In Rev. Proc. 2009-20, the IRS provided an optional safe harbor through which qualifying taxpayers can establish the tax year in which the Ponzi theft loss was deductible. Rev. Proc. 2009-20 provides that a qualifying taxpayer’s discovery year under the safe harbor is the year in which an indictment, information, or criminal complaint is filed against the Ponzi scheme promotor alleging a crime constituting a theft under the law of the relevant jurisdiction. See id., Section 4.04.
In addition, Rev. Proc. 2011-58 addresses the situation in which the Ponzi scheme promotor died prior to when the government could charge him/her with criminal theft. Rev. Proc. 2011-58 modified a qualifying taxpayer’s discovery year to include the later of: (i) the year in which a civil complaint or similar document (such as a notice or order instituting administrative proceedings or other document that the IRS designates) was filed; or (ii) the year in which the Ponzi scheme promotor died. See Rev. Proc. 2011-58, Section 4.02.
CCA 201511018 clarifies the qualifying taxpayer’s discovery year for purposes of the Rev. Proc. 2009-20 safe harbor in the situation in which a lead Ponzi scheme promotor dies in a year prior to when the government brings criminal charges against another promotor of the same scheme. The Chief Counsel’s Office concluded that the qualifying taxpayer’s discovery year was the year in which all three of the following occurred: (i) a civil complaint was filed alleging facts that comprise substantially all of the elements of a specified fraudulent arrangement conducted by the lead figures; (ii) one of the lead figures died before being criminally charged; and (iii) a receiver was appointed with respect to the Ponzi arrangement. Thus, CCA 201511018 indicates that a taxpayer’s discovery year in which the theft loss may be deducted under the Rev. Proc. 2009-20 safe harbor may be prior to the year in which criminal charges are brought against the promotors, provided that a civil complaint has been filed, a receiver has been appointed, and a lead promotor has died.
Continued Uncertainty and Need for Protective Refund Claims
There is still a great deal of uncertainty regarding the timing of deductibility of the theft loss arising from a Ponzi scheme, notwithstanding CCA 201511018 and prior guidance. For those taxpayers who do not satisfy the requirements of the Rev. Proc. 2009-20 safe harbor, their burden of substantiating the year in which the theft loss is deductible remains high. They must continue to carry the burden of proving the year in which the theft was discovered and the extent to which there is no reasonable prospect for recovering the loss.
Even for a taxpayer who is within the Rev.

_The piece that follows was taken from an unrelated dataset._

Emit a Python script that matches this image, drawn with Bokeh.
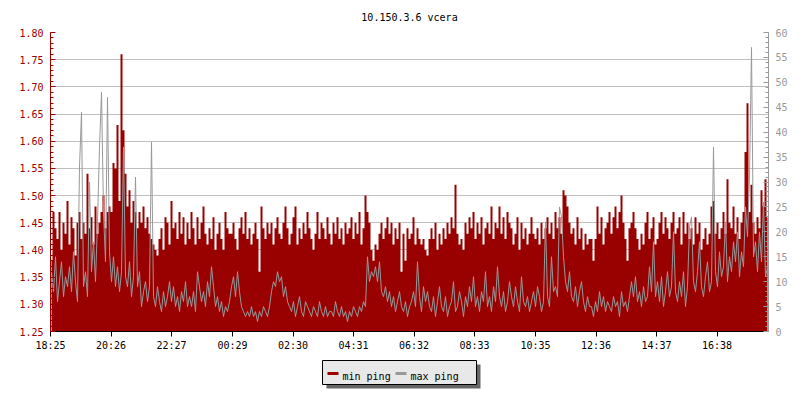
import numpy as np
from bokeh.plotting import figure
from bokeh.layouts import column
from bokeh.models import Range1d, LinearAxis, FixedTicker, PrintfTickFormatter
from bokeh.core.properties import value
from bokeh.embed import file_html
from bokeh.resources import INLINE

# ---------------- data ----------------
title_text = "10.150.3.6 vcera"
series_names = ["min ping", "max ping"]

# minutes after the first sample (18:25) at which the time labels sit
tick_minutes = [0, 121, 242, 364, 485, 606, 727, 848, 970, 1091, 1212, 1333]
tick_labels = ["18:25", "20:26", "22:27", "00:29", "02:30", "04:31",
               "06:32", "08:33", "10:35", "12:36", "14:37", "16:38"]
sample_step_min = 4

# min ping (left axis)
min_ping = [
    1.38, 1.47, 1.44, 1.42, 1.47, 1.40, 1.45, 1.43, 1.49, 1.41,
    1.46, 1.44, 1.39, 1.45, 1.47, 1.42, 1.45, 1.43, 1.54, 1.44,
    1.46, 1.41, 1.48, 1.43, 1.45, 1.47, 1.50, 1.44, 1.47, 1.48,
    1.47, 1.56, 1.55, 1.63, 1.49, 1.76, 1.62, 1.54, 1.48, 1.51,
    1.45, 1.49, 1.47, 1.44, 1.47, 1.45, 1.48, 1.44, 1.46, 1.43,
    1.42, 1.41, 1.40, 1.39, 1.42, 1.44, 1.40, 1.46, 1.45, 1.41,
    1.49, 1.44, 1.45, 1.42, 1.47, 1.43, 1.46, 1.41, 1.45, 1.42,
    1.47, 1.44, 1.41, 1.46, 1.42, 1.45, 1.48, 1.43, 1.41, 1.44,
    1.42, 1.46, 1.40, 1.43, 1.45, 1.42, 1.40, 1.47, 1.44, 1.43,
    1.43, 1.45, 1.42, 1.40, 1.44, 1.46, 1.43, 1.47, 1.42, 1.44,
    1.41, 1.43, 1.45, 1.42, 1.36, 1.48, 1.44, 1.42, 1.45, 1.43,
    1.45, 1.41, 1.44, 1.46, 1.43, 1.42, 1.45, 1.48, 1.44, 1.41,
    1.43, 1.46, 1.48, 1.41, 1.44, 1.42, 1.45, 1.43, 1.47, 1.44,
    1.42, 1.40, 1.43, 1.47, 1.42, 1.45, 1.44, 1.42, 1.46, 1.43,
    1.41, 1.45, 1.43, 1.46, 1.42, 1.44, 1.41, 1.45, 1.43, 1.44,
    1.46, 1.42, 1.45, 1.43, 1.47, 1.41, 1.44, 1.50, 1.47, 1.45,
    1.40, 1.38, 1.41, 1.40, 1.43, 1.45, 1.42, 1.44, 1.46, 1.43,
    1.45, 1.41, 1.44, 1.42, 1.45, 1.36, 1.43, 1.38, 1.44, 1.42,
    1.43, 1.46, 1.41, 1.44, 1.42, 1.41, 1.42, 1.40, 1.39, 1.42,
    1.44, 1.42, 1.45, 1.40, 1.43, 1.41, 1.44, 1.42, 1.45, 1.43,
    1.46, 1.44, 1.52, 1.43, 1.41, 1.42, 1.40, 1.45, 1.43, 1.46,
    1.44, 1.47, 1.42, 1.45, 1.43, 1.46, 1.41, 1.44, 1.45, 1.43,
    1.48, 1.42, 1.45, 1.44, 1.48, 1.43, 1.46, 1.42, 1.47, 1.45,
    1.44, 1.41, 1.43, 1.46, 1.40, 1.45, 1.42, 1.44, 1.41, 1.43,
    1.46, 1.43, 1.42, 1.44, 1.41, 1.45, 1.42, 1.44, 1.46, 1.43,
    1.45, 1.42, 1.47, 1.44, 1.46, 1.43, 1.51, 1.50, 1.48, 1.45,
    1.43, 1.44, 1.41, 1.46, 1.42, 1.44, 1.40, 1.43, 1.41, 1.42,
    1.42, 1.38, 1.42, 1.48, 1.43, 1.46, 1.41, 1.44, 1.45, 1.47,
    1.43, 1.46, 1.48, 1.44, 1.47, 1.50, 1.45, 1.42, 1.38, 1.44,
    1.45, 1.47, 1.44, 1.42, 1.40, 1.43, 1.41, 1.45, 1.47, 1.42,
    1.44, 1.46, 1.41, 1.42, 1.45, 1.47, 1.43, 1.46, 1.44, 1.42,
    1.45, 1.47, 1.43, 1.44, 1.46, 1.41, 1.47, 1.43, 1.45, 1.42,
    1.44, 1.41, 1.46, 1.43, 1.45, 1.40, 1.42, 1.44, 1.41, 1.43,
    1.48, 1.49, 1.43, 1.45, 1.42, 1.44, 1.47, 1.43, 1.53, 1.45,
    1.44, 1.48, 1.43, 1.46, 1.42, 1.45, 1.47, 1.58, 1.67, 1.47,
    1.52, 1.45, 1.43, 1.46, 1.44, 1.51, 1.48, 1.53, 1.46,
]

# max ping (right axis, ms)
max_ping = [
    12, 8, 15, 6, 10, 14, 7, 11, 9, 13,
    8, 16, 10, 6, 33, 44, 9, 12, 7, 30,
    12, 18, 10, 22, 37, 48, 24, 14, 47, 16,
    10, 15, 9, 13, 8, 12, 37, 11, 9, 14,
    7, 11, 31, 9, 12, 5, 8, 10, 6, 9,
    38, 7, 5, 9, 6, 4, 8, 5, 7, 10,
    6, 9, 5, 7, 4, 8, 6, 10, 5, 7,
    5, 8, 4, 12, 9, 6, 8, 5, 10, 7,
    13, 9, 5, 7, 4, 6, 3, 5, 4, 6,
    9, 11, 7, 12, 8, 5, 4, 3, 4, 3,
    5, 3, 4, 2, 4, 3, 5, 4, 3, 5,
    8, 10, 9, 12, 10, 11, 7, 9, 6, 5,
    4, 6, 3, 5, 7, 4, 3, 6, 5, 4,
    3, 5, 4, 3, 6, 4, 3, 5, 3, 4,
    4, 3, 6, 4, 3, 5, 3, 4, 2, 4,
    3, 5, 4, 3, 5, 4, 6, 5, 15, 10,
    12, 11, 13, 10, 14, 8, 7, 9, 6, 8,
    5, 7, 4, 6, 8, 5, 4, 6, 3, 5,
    6, 8, 5, 14, 7, 4, 9, 6, 8, 5,
    4, 7, 3, 6, 9, 5, 4, 7, 3, 5,
    6, 10, 4, 5, 8, 6, 3, 7, 5, 9,
    6, 11, 5, 7, 4, 8, 6, 12, 5, 7,
    4, 9, 6, 13, 7, 5, 8, 4, 6, 10,
    7, 5, 9, 6, 4, 11, 6, 5, 7, 4,
    6, 8, 5, 9, 7, 4, 6, 22, 7, 5,
    15, 8, 9, 7, 25, 23, 15, 10, 8, 12,
    7, 6, 9, 5, 8, 10, 6, 4, 7, 5,
    5, 3, 6, 4, 8, 5, 7, 4, 6, 5,
    4, 7, 5, 6, 3, 8, 5, 6, 4, 7,
    10, 7, 11, 6, 8, 5, 9, 6, 7, 13,
    8, 18, 7, 10, 6, 11, 5, 8, 12, 7,
    9, 20, 8, 6, 10, 7, 12, 5, 9, 21,
    23, 10, 8, 12, 18, 9, 7, 11, 14, 8,
    10, 37, 12, 9, 16, 11, 13, 22, 10, 15,
    12, 18, 14, 20, 11, 16, 13, 25, 19, 31,
    57, 15, 18, 12, 20, 14, 26, 11, 13,
]

# ---------------- styling ----------------
FONT = "DejaVu Sans Mono"
RED = "#990000"
GRAY = "#999999"
SHADOW = "#666666"
LEGEND_BG = "#e8e8e8"
BORDER_L, BORDER_R, FRAME_W = 50, 32, 718

n = len(min_ping)
t = np.arange(n) * sample_step_min + sample_step_min / 2
base = np.full(n, 1.25)

p = figure(frame_width=FRAME_W, frame_height=299, output_backend="svg",
           toolbar_location=None,
           x_range=Range1d(0, n * sample_step_min), y_range=Range1d(1.25, 1.80),
           min_border_left=BORDER_L, min_border_right=BORDER_R, min_border_top=31,
           min_border_bottom=22)
p.outline_line_color = None
p.background_fill_color = "white"
p.border_fill_color = "white"

p.title.text = title_text
p.title.align = "center"
p.title.text_font = FONT
p.title.text_font_size = "10px"
p.title.text_font_style = "normal"
p.title.text_color = "black"
p.title.standoff = 19

p.extra_y_ranges = {"ms": Range1d(0, 60)}

# min ping: filled steps
p.varea_step(x=t, y1=base, y2=min_ping, step_mode="center", fill_color=RED)
# max ping: line on the right axis
p.line(x=t, y=max_ping, y_range_name="ms", line_color=GRAY, line_width=1)

# left axis
ya = p.yaxis[0]
ya.ticker = FixedTicker(ticks=list(np.round(np.arange(1.25, 1.8001, 0.05), 2)),
                        minor_ticks=list(np.round(np.arange(1.25, 1.8001, 0.01), 2)))
ya.formatter = PrintfTickFormatter(format="%.2f")
ya.axis_line_color = RED
ya.major_tick_line_color = RED
ya.minor_tick_line_color = RED
ya.major_tick_in = 5
ya.major_tick_out = 0
ya.minor_tick_in = 3
ya.minor_tick_out = 0
ya.major_label_text_color = RED
ya.major_label_text_font = FONT
ya.major_label_text_font_size = "10px"
ya.major_label_standoff = 7

# right axis
ra = LinearAxis(y_range_name="ms",
                ticker=FixedTicker(ticks=list(range(0, 61, 5)),
                                   minor_ticks=list(range(0, 61, 1))))
ra.axis_line_color = GRAY
ra.major_tick_line_color = GRAY
ra.minor_tick_line_color = GRAY
ra.major_tick_in = 5
ra.major_tick_out = 0
ra.minor_tick_in = 3
ra.minor_tick_out = 0
ra.major_label_text_color = GRAY
ra.major_label_text_font = FONT
ra.major_label_text_font_size = "10px"
ra.major_label_standoff = 7
p.add_layout(ra, "right")

# bottom axis
xa = p.xaxis[0]
xa.ticker = FixedTicker(ticks=tick_minutes)
xa.major_label_overrides = {m: s for m, s in zip(tick_minutes, tick_labels)}
xa.minor_tick_line_color = None
xa.axis_line_color = "black"
xa.major_tick_line_color = "black"
xa.major_tick_in = 0
xa.major_tick_out = 5
xa.major_label_text_font = FONT
xa.major_label_text_font_size = "10px"
xa.major_label_text_color = "black"
xa.major_label_standoff = 3

# grid
p.xgrid.visible = False
p.ygrid.grid_line_color = "#c0c0c0"
p.ygrid.grid_line_width = 1

# ---------------- legend strip (drawn in its own pixel-scaled panel) ----------------
# its frame is aligned with the main frame; x units = page pixels
LH = 48
lf = figure(frame_width=FRAME_W, height=LH, output_backend="svg",
            toolbar_location=None,
            x_range=Range1d(BORDER_L, BORDER_L + FRAME_W), y_range=Range1d(LH, 0),
            min_border_left=BORDER_L, min_border_right=BORDER_R,
            min_border_top=0, min_border_bottom=0,
            x_axis_type=None, y_axis_type=None)
lf.outline_line_color = None
lf.grid.visible = False
lf.background_fill_color = "white"
lf.border_fill_color = "white"

box_l, box_t, box_w, box_h, sh = 322, 7, 154, 24, 4
mid = box_t + box_h / 2
# shadow + box
lf.quad(left=[box_l + sh], right=[box_l + box_w + sh], top=[box_t + sh],
        bottom=[box_t + box_h + sh], fill_color=SHADOW, line_color=None)
lf.quad(left=[box_l], right=[box_l + box_w], top=[box_t], bottom=[box_t + box_h],
        fill_color=LEGEND_BG, line_color="black", line_width=1)
# swatches
sw_x = [box_l + 5, box_l + 73]
for sx, col in zip(sw_x, [RED, GRAY]):
    lf.segment(x0=[sx], y0=[mid + 1], x1=[sx + 11], y1=[mid + 1],
               line_color=col, line_width=3)
lf.text(x=[sx + 15 for sx in sw_x], y=[mid + 4] * 2, text=series_names,
        text_font=value(FONT), text_font_size="10px", text_color="black",
        text_baseline="alphabetic", text_align="left")

open("out.html", "w").write(file_html(column(p, lf, spacing=0), INLINE))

Proc. 2009-20 safe harbor, what is the discovery year in the situation in which the government has only filed a civil fraud complaint against the Ponzi scheme promotors but has not yet alleged criminal charges, and all of the promotors are alive? In many situations, the government opts to pursue the Ponzi promotor civilly before bringing criminal charges. Does the safe harbor require the taxpayer in that situation to wait until the civil proceeding is resolved and the criminal case has commenced in order to deduct the related theft loss?
As a result of the substantial uncertainty that often exists regarding the proper timing of a theft loss deduction under a specific set of facts, taxpayers should consider filing protective claims for refund for each of the tax years open under the statute of limitations in which the theft loss could have been sustained. By filing the protective refund claim, the taxpayer can preserve his/her right to claim the benefit of the theft loss deduction for each of those years, even when the correct discovery year is not determined until after the limitations period for claiming a refund for that year would have otherwise expired.